After draining the broccoli in step 6, stir in a small pinch of mustard powder. Frozen broccoli lost a key enzyme during commercial blanching, the one responsible for producing the compound most of the health research is actually about. Mustard carries the same enzyme and does the conversion on the broccoli's behalf.
Why This Works
Behind this recipe
Why mix pesto into the meatballs instead of using it as a sauce?
Folding pesto into the raw ground beef distributes the basil, olive oil, and parmesan through the entire meatball rather than leaving it on the surface. Every bite carries the flavor instead of just the outside layer. The oil in the pesto also keeps the lean beef (96% lean) from drying out during cooking.
Is frozen broccoli less nutritious than fresh?

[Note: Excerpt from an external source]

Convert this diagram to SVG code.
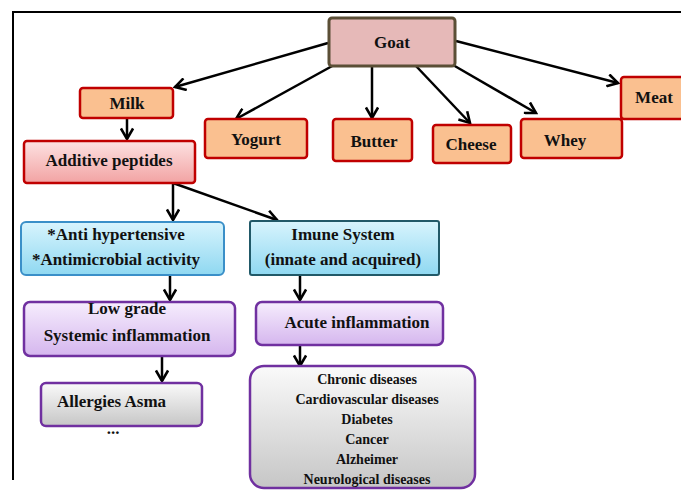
<svg xmlns="http://www.w3.org/2000/svg" width="681" height="490" viewBox="0 0 681 490">
<defs>
<linearGradient id="gPink" x1="0" y1="0" x2="0" y2="1"><stop offset="0" stop-color="#fde2e2"/><stop offset="1" stop-color="#f2a3a3"/></linearGradient>
<linearGradient id="gBlue" x1="0" y1="0" x2="0" y2="1"><stop offset="0" stop-color="#d8f4fd"/><stop offset="1" stop-color="#8fd8f1"/></linearGradient>
<linearGradient id="gPurple" x1="0" y1="0" x2="0" y2="1"><stop offset="0" stop-color="#f6edfd"/><stop offset="1" stop-color="#d5b6ee"/></linearGradient>
<linearGradient id="gGray" x1="0" y1="0" x2="0" y2="1"><stop offset="0" stop-color="#fafafa"/><stop offset="1" stop-color="#c6c6c6"/></linearGradient>
<marker id="arr" markerWidth="14" markerHeight="14" refX="10" refY="6" orient="auto" markerUnits="userSpaceOnUse" viewBox="0 0 12 12">
<path d="M1,0.8 L10,6 L1,11.2" fill="none" stroke="#000" stroke-width="2.2" stroke-linejoin="miter"/>
</marker>
</defs>
<style>
text{font-family:"Liberation Serif","Times New Roman",serif;font-weight:bold;fill:#111;text-anchor:middle}
.t{font-size:17px}
.s{font-size:14px}
.orange{fill:#fac090;stroke:#c00000;stroke-width:2.5}
.conn path{fill:none;stroke:#000;stroke-width:2.5;marker-end:url(#arr)}
</style>
<path d="M13,480 V12 H681" fill="none" stroke="#000" stroke-width="2"/>
<g class="conn" id="connectors">
<path d="M328,43 L175,87"/>
<path d="M334,65 L236,119"/>
<path d="M372,66 L372,118"/>
<path d="M416,66 L470,123"/>
<path d="M453,65 L536,113"/>
<path d="M456,41 L618,83"/>
<path d="M127,118 L127,139"/>
<path d="M173,183 L173,220"/>
<path d="M173,183 L277,220"/>
<path d="M170,275 L170,300"/>
<path d="M300,275 L300,300"/>
<path d="M162,356 L162,381"/>
<path d="M300,345 L300,366"/>
</g>
<g id="goat"><rect x="329" y="18" width="126" height="48" rx="3" fill="#e6b9b8" stroke="#5b4f36" stroke-width="3"/><text class="t" x="392" y="48">Goat</text></g>
<g id="milk"><rect x="80" y="88" width="93" height="30" rx="3" class="orange"/><text class="t" x="127" y="109">Milk</text></g>
<g id="yogurt"><rect x="205" y="119" width="102" height="39" rx="3" class="orange"/><text class="t" x="256" y="145">Yogurt</text></g>
<g id="butter"><rect x="333" y="119" width="79" height="42" rx="3" class="orange"/><text class="t" x="374" y="147">Butter</text></g>
<g id="cheese"><rect x="433" y="125" width="78" height="38" rx="3" class="orange"/><text class="t" x="471" y="150">Cheese</text></g>
<g id="whey"><rect x="521" y="119" width="101" height="39" rx="3" class="orange"/><text class="t" x="565" y="146">Whey</text></g>
<g id="meat"><rect x="621" y="77" width="70" height="42" rx="3" class="orange"/><text class="t" x="654" y="103">Meat</text></g>
<g id="additive"><rect x="24" y="141" width="171" height="42" rx="3" fill="url(#gPink)" stroke="#c00000" stroke-width="2.5"/><text class="t" x="109" y="166">Additive peptides</text></g>
<g id="anti"><rect x="21" y="222" width="203" height="53" rx="5" fill="url(#gBlue)" stroke="#3a8fc8" stroke-width="2"/><text class="t" x="116" y="240">*Anti hypertensive</text><text class="t" x="116" y="265">*Antimicrobial activity</text></g>
<g id="imune"><rect x="250" y="221" width="189" height="54" rx="2" fill="url(#gBlue)" stroke="#215968" stroke-width="2"/><text class="t" x="343" y="240">Imune System</text><text class="t" x="343" y="265">(innate and acquired)</text></g>
<g id="lowgrade"><rect x="24" y="302" width="211" height="54" rx="6" fill="url(#gPurple)" stroke="#7030a0" stroke-width="2.5"/><text class="t" x="127" y="314">Low grade</text><text class="t" x="127" y="341">Systemic inflammation</text></g>
<g id="acute"><rect x="256" y="302" width="187" height="43" rx="6" fill="url(#gPurple)" stroke="#7030a0" stroke-width="2.5"/><text class="t" x="357" y="328">Acute inflammation</text></g>
<g id="allergies"><rect x="41" y="383" width="161" height="43" rx="5" fill="url(#gGray)" stroke="#7030a0" stroke-width="2.5"/><text class="t" x="57" y="407" style="text-anchor:start">Allergies Asma</text><text class="t" x="113" y="434">...</text></g>
<g id="chronic"><rect x="250" y="366" width="225" height="122" rx="14" fill="url(#gGray)" stroke="#7030a0" stroke-width="2.5"/>
<text class="s" x="367" y="384">Chronic diseases</text>
<text class="s" x="367" y="404">Cardiovascular diseases</text>
<text class="s" x="367" y="424">Diabetes</text>
<text class="s" x="367" y="444">Cancer</text>
<text class="s" x="367" y="464">Alzheimer</text>
<text class="s" x="367" y="484">Neurological diseases</text></g>
</svg>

Almost identical. Frozen broccoli retains its vitamins, minerals, and fiber within a small margin of fresh. The one thing it lost during commercial blanching is an enzyme called myrosinase, responsible for producing sulforaphane, broccoli's most-studied compound. A pinch of mustard powder or a handful of raw radish after cooking restores the conversion by supplying a compatible enzyme from another source.
Can I use turkey or chicken instead of beef?
Yes. Ground turkey (93-96% lean) or ground chicken both work. The meatballs will be slightly softer because poultry has less connective tissue than beef. Compensate by chilling the formed meatballs for 10 minutes before cooking so they hold their shape in the pan. The pesto flavor carries equally well in any ground meat.